Toasting your Father: Tips from a Best Daughter
By suzakerman on December 10, 2011
When my dad announced he and his long-time sweetheart were going to tie the knot, I was thrilled! Just a few days before the wedding, my dad's fiance asked me to be the best man. All I had to do was hold the rings and make a toast. Sure, I could handle that--daughters can be best men, too.
I started doing a bit of research about best man toasts online, but the tips I found were bizarrely unfitting for toasting one's father and new wife. Do I really need to be reminded not to swear, tell crass jokes, and avoid discussing sex? No.
Here are some hints that might actually be of use to a best-daughter:
Do: Say something funny to break the ice.

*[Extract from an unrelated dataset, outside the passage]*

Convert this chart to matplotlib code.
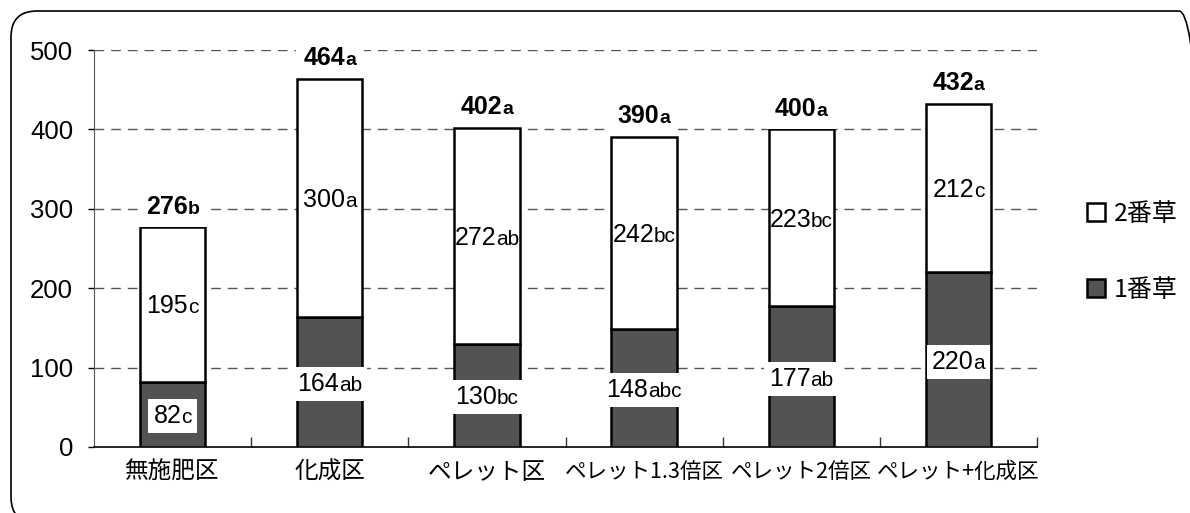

Try: "I've never been a best man before...for obvious reasons." Or go to the mic wearing a tie and carrying a cigar, if you think the crowd will appreciate the visual humor. Sometimes the truth is the funniest thing you can say. I began by simply explaining that the best man speech tips online had been useless because "I couldn't very well begin my toast with, 'I met Steve in 1980. We both looked a mess and I was screaming like a banshee.'" You could also point out that you had to give up on the online advice when all of the ads screaming, "Anything less than the most perfect, brilliant toast will ruin the entire wedding and probably the marriage, too!" terrified you.

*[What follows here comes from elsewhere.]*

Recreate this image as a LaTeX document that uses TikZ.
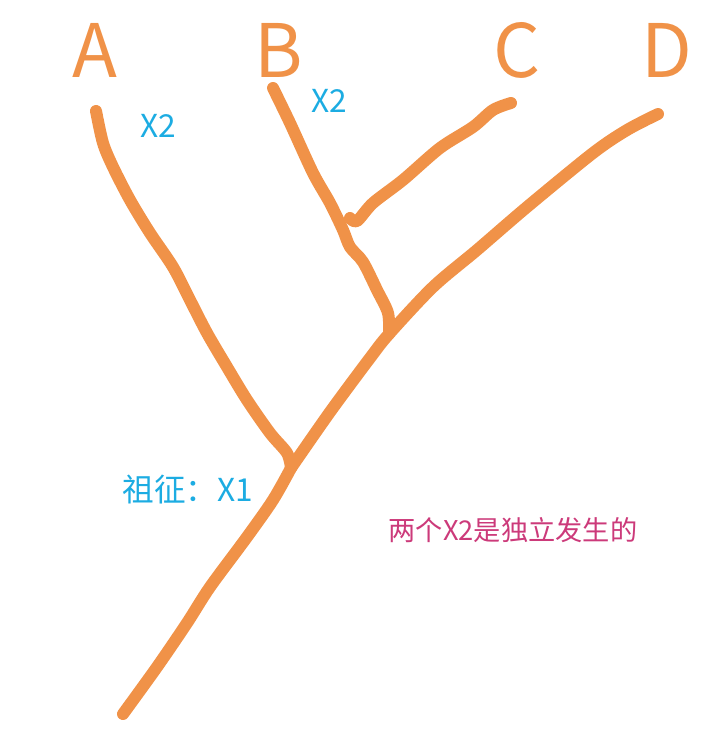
\documentclass[tikz,border=0pt]{standalone}
\usepackage{fontspec}
\newfontfamily\cjk{Noto Sans CJK SC}
\definecolor{branchorange}{RGB}{240,146,72}
\definecolor{notecyan}{RGB}{28,172,226}
\definecolor{notepink}{RGB}{204,58,122}
\tikzset{
  taxon/.style={text=branchorange, font=\cjk\fontsize{42}{42}\selectfont},
  mutation/.style={text=notecyan, font=\cjk\fontsize{18}{20}\selectfont},
  remark/.style={text=notepink, font=\cjk\fontsize{15.5}{20}\selectfont},
  branch/.style={draw=branchorange, line width=0.24cm, line cap=round, line join=round}
}
\begin{document}
\begin{tikzpicture}[x=0.02cm, y=-0.02cm]
      \useasboundingbox (0,0) rectangle (720,746);
      \draw
        (95,50) node[taxon] (A){A}
        (279,50) node[taxon] (B){B}
        (517,50) node[taxon] (C){C}
        (667,50) node[taxon] (D){D}
        (158,126) node[mutation] (xA){X2}
        (329,101) node[mutation] (xB){X2}
        (188,489) node[mutation] (anc){祖征：X1}
        (513,530) node[remark] (note){两个X2是独立发生的};
      \coordinate (tipA) at (96,111);
      \coordinate (tipB) at (273,88);
      \coordinate (tipC) at (511,103);
      \coordinate (tipD) at (658,114);
      \coordinate (root) at (123,714);
      \coordinate (x1) at (291,468);
      \coordinate (bcd) at (389,334);
      \coordinate (bc) at (350,218);
      \begin{scope}[branch]
        \draw plot[smooth, tension=0.5] coordinates {(root) (157,667) (187,623) (210,587) (247,537) (273,500) (x1)};
        \draw plot[smooth, tension=0.5] coordinates {(tipA) (103,143) (113,167) (130,200) (150,233) (173,267) (190,300) (207,333) (227,367) (247,400) (270,433) (287,453) (x1)};
        \draw plot[smooth, tension=0.5] coordinates {(x1) (330,412) (370,358) (bcd) (433,287) (477,250) (527,207) (593,153) (627,130) (tipD)};
        \draw plot[smooth, tension=0.5] coordinates {(tipB) (290,123) (313,173) (330,203) (343,230) (350,247) (363,262) (377,290) (388,313) (bcd)};
        \draw plot[smooth, tension=0.5] coordinates {(bc) (357,221) (373,203) (403,180) (440,148) (473,127) (493,110) (tipC)};
      \end{scope}
    \end{tikzpicture}
\end{document}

Don't: Tell funny stories that might bring your father's parenting into question.
Funny stories about the father/daughter relationship are totally appropriate, but think carefully about any story you want to tell. Did your dad get mad at you, yell at you, or forget to go to your important dance recital in the anecdote? Even if you know he was a wonderful dad, don't say anything that might paint him in a bad light for those who don't know him as well.

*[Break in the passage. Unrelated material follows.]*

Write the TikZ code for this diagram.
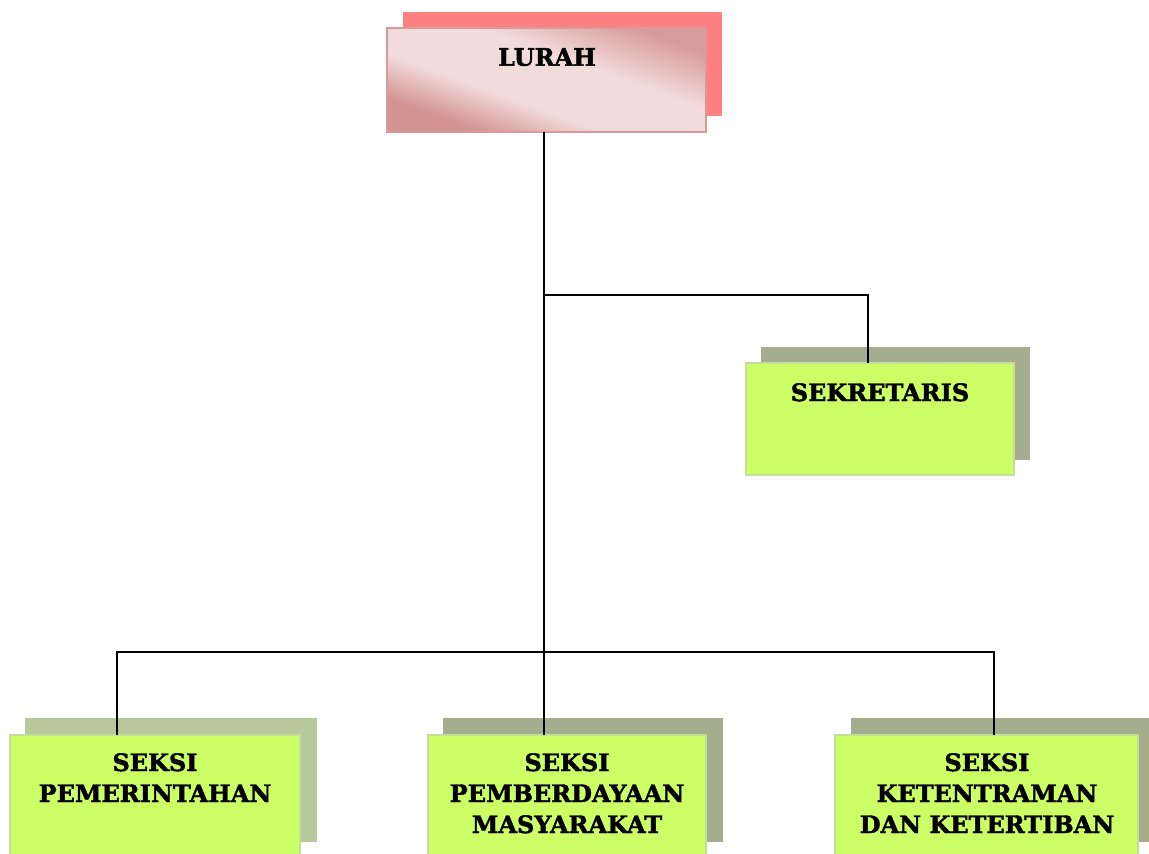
\documentclass[tikz,border=0pt]{standalone}
\usepackage{fontspec}
\setmainfont{DejaVu Serif}[BoldFeatures={FakeBold=1.8}]
\usetikzlibrary{positioning}
\definecolor{lurahlight}{HTML}{F2DCDB}
\definecolor{lurahdark}{HTML}{D49492}
\definecolor{lurahshadow}{HTML}{FF8080}
\definecolor{lurahborder}{HTML}{DA9A98}
\definecolor{greenfill}{HTML}{CCFF66}
\definecolor{greenborder}{HTML}{C4DD98}
\definecolor{shadowA}{HTML}{A5AD8F}
\definecolor{shadowB}{HTML}{B9C89B}
\pgfdeclarehorizontalshading{lurahshade}{100bp}{color(0bp)=(lurahdark); color(28bp)=(lurahdark); color(41bp)=(lurahlight); color(58bp)=(lurahlight); color(75bp)=(lurahdark!90!lurahlight); color(100bp)=(lurahdark!90!lurahlight)}
\tikzset{
  box/.style={rectangle, inner sep=0pt, outer sep=0pt, anchor=north west},
  shadowbox/.style={box, draw=none},
  frontbox/.style={box, fill=greenfill, draw=greenborder, line width=1.6pt},
  lurahbox/.style={box, shading=lurahshade, shading angle=70, draw=lurahborder, line width=1.6pt},
  label/.style={font=\bfseries\fontsize{24}{31}\selectfont, align=center, anchor=north, inner sep=0pt},
  conn/.style={draw=black, line width=1.4pt},
}
\begin{document}
\begin{tikzpicture}[x=1pt,y=-1pt]
\useasboundingbox (0,0) rectangle (1149,854);
\clip (0,0) rectangle (1149,854);
% LURAH
\node[shadowbox, fill=lurahshadow, minimum width=319pt, minimum height=104pt] (lurahsh) at (403,12) {};
\node[lurahbox, minimum width=319pt, minimum height=104pt] (lurah) at (387,28) {};
\node[label] (lurahtxt) at (547,48) {LURAH};
% SEKRETARIS
\node[shadowbox, fill=shadowA, minimum width=269pt, minimum height=113pt] (sekrsh) at (761,347) {};
\node[frontbox, minimum width=268pt, minimum height=112pt] (sekr) at (746,363) {};
\node[label] (sekrtxt) at (880,383) {SEKRETARIS};
% Bottom boxes
\node[shadowbox, fill=shadowB, minimum width=292pt, minimum height=124pt] (pemsh) at (25,718) {};
\node[frontbox, minimum width=290pt, minimum height=130pt] (pem) at (10,735) {};
\node[label] (pemtxt) at (155,753) {SEKSI\\PEMERINTAHAN};
\node[shadowbox, fill=shadowA, minimum width=280pt, minimum height=124pt] (pbdsh) at (443,718) {};
\node[frontbox, minimum width=278pt, minimum height=130pt] (pbd) at (428,735) {};
\node[label] (pbdtxt) at (567,753) {SEKSI\\PEMBERDAYAAN\\MASYARAKAT};
\node[shadowbox, fill=shadowA, minimum width=300pt, minimum height=124pt] (ketsh) at (851,718) {};
\node[frontbox, minimum width=303pt, minimum height=130pt] (ket) at (835,735) {};
\node[label] (kettxt) at (987,753) {SEKSI\\KETENTRAMAN\\DAN KETERTIBAN};
% connectors
\coordinate (j1) at (544,295);
\coordinate (j2) at (544,652);
\draw[conn] (lurah.south -| j1) -- (pbd.north -| j1);
\draw[conn] (j1) -| (sekr.north -| 868,0);
\draw[conn] (pem.north -| 117,0) |- (j2) -| (ket.north -| 994,0);
\end{tikzpicture}
\end{document}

Do: Say something sweet about your father's relationship with his new wife.
I chose to point out how very different my dad and his sweetheart are, using an analogy about how sometimes the foods you don't expect to see combined taste delicious, for instance, bacon-wrapped dates, chili peppers in hot chocolate and dipping french fries in your milkshake. Maybe your dad's fiance shares his passion for eclectic antique lamps, or maybe he has finally found a permanent pinochle partner.
Don't: Say anything about any reservations you may have had regarding your new step-mother.
Thumper's mom had it right: If you can't say somethin' nice, don't say nuthin' at all. If you have trouble coming up with a charming story or an aspect of their relationship you want to focus on, or you aren't all that keen on the bride, you can still give a speech to honor the occasion. Focus instead on your relationship with your father, emphasizing that you want him to be happy, and toast to many years of happiness for them both.
Do: Feel free to express emotions.
One of the great things about being a female best man is that you aren't expected to be macho in the least. Don't worry if you get teary-eyed, and don't be afraid to say "I love you" in front of an audience. The crowd will appreciate your sentiments; just remember to bring a hankie.
Don't: Let nerves get the better of you.
Not all best men (or best daughters) are going to be comfortable, skilled public speakers, and that's okay. It may be contrary to traditional public speaking etiquette, but go ahead and write down notes to read from if you are nervous talking to large groups. Even the president gets to refer to notes when he speaks! Just don't let the paper hinder your main message, and try to let the emotion you felt when you wrote the speech shine through. Finally, if your knees are still shaking when you think about delivering a best-daughter toast, try addressing just your father and his wife during your speech and pretend the guests aren't even there. This can ease the pressure and let you concentrate on conveying your thoughts to the people who matter most.